12-13 Temmuz 1995’e kadar adı pek bilinmeyen bir yer. 1993’te BM tarafından güvenli bölge ilan edilmiş ve güya silahsızlandırılmış bir bölge olmasına rağmen 11-17 Temmuz 1995 tarihleri arasında, tüm dünyanın özellikle Avrupa’nın 2. Dünya savaşından sonra engelleyemediği veya göz yumduğu en büyük soykırım yaşandı.
Srebrenitsa soykırımında BM’de görevli Fransız Barış Gücünün vurdum duymazlığı ve Hollanda Barış Gücünün kalleşliği büyük rol oynadı.
1991-1995 Yugoslavya devletinin parçalanmasından sonra oluşan karışıklıklar sonucu Avrupa’nın bazı devletleri ve Rusya tarafından şımartılan ve ağır silahlarla donatılmış General Ratko Mladic komutasındaki ordunun ‘KRIVAYA 95’ adını verdikleri harekât ile gerçekleştirilmiş bir soykırımdır.
Bu soykırımda Sırp ordusunun yanında güya silahlarını bırakmış olması gereken ama bırakmayan ve ağır silahlara sahip olan ‘Akrepler’ olarak adlandırılan milis gücünün etkisi de çok büyüktür.
Bu soykırımda yaklaşık 9000 kişi çocuk, kadın, erkek demeden katledilmiştir.
Srebrenitsa, Boşnakların yaşadığı tek soykırım değildir. 1699 Karlofça Antlaşmasından bu yana yaklaşık 80 kez soykırımla karşı karşıya gelmişlerdir. Srebrenitsa soykırımından sonra bile bunu yaşayan bir millet olarak Boşnaklar asla vatanlarını terk etmedi ve aslanlar gibi savaştı.
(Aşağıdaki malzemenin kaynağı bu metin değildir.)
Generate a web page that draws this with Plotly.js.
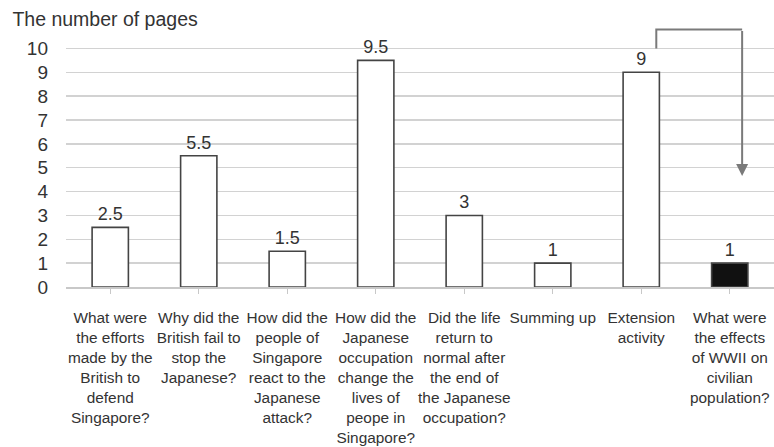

Birlikte hareket ederek ve çok çalışarak vatanlarını tekrar onarmayı başardılar. Geçici olarak bazı bölgelerden Avrupa’ya ve Türkiye’ye gidenler dahi vatanlarına geri döndü veya Bosna&Hersek dışındaki kazançlarını Bosna&Hersek'te yatırıma dönüştürerek ülkelerinin tekrar toparlanmasına katkıda bulundular.
Bu nedenle bir Boşnak kökenli olarak her zaman gurur duydum onlarin azmi ve vatan topraklarini savunmadaki inadına. Boşnaklar bu büyük soykrımdan sonra bil cesaret abidesi olduklarını kanıtladılar.
Eski bir Boşnak hikayesinde anlatildigi gibi, "Her Boşnak altın gagalı bir kuştur ve her zaman özgürlüğe kanat çırparlar.
Özgürlükleri elinden alinmak istendiği zaman da kendilerini boşluğa birakarak tekrar toparlanıp güçleneceği zamanı beklerler.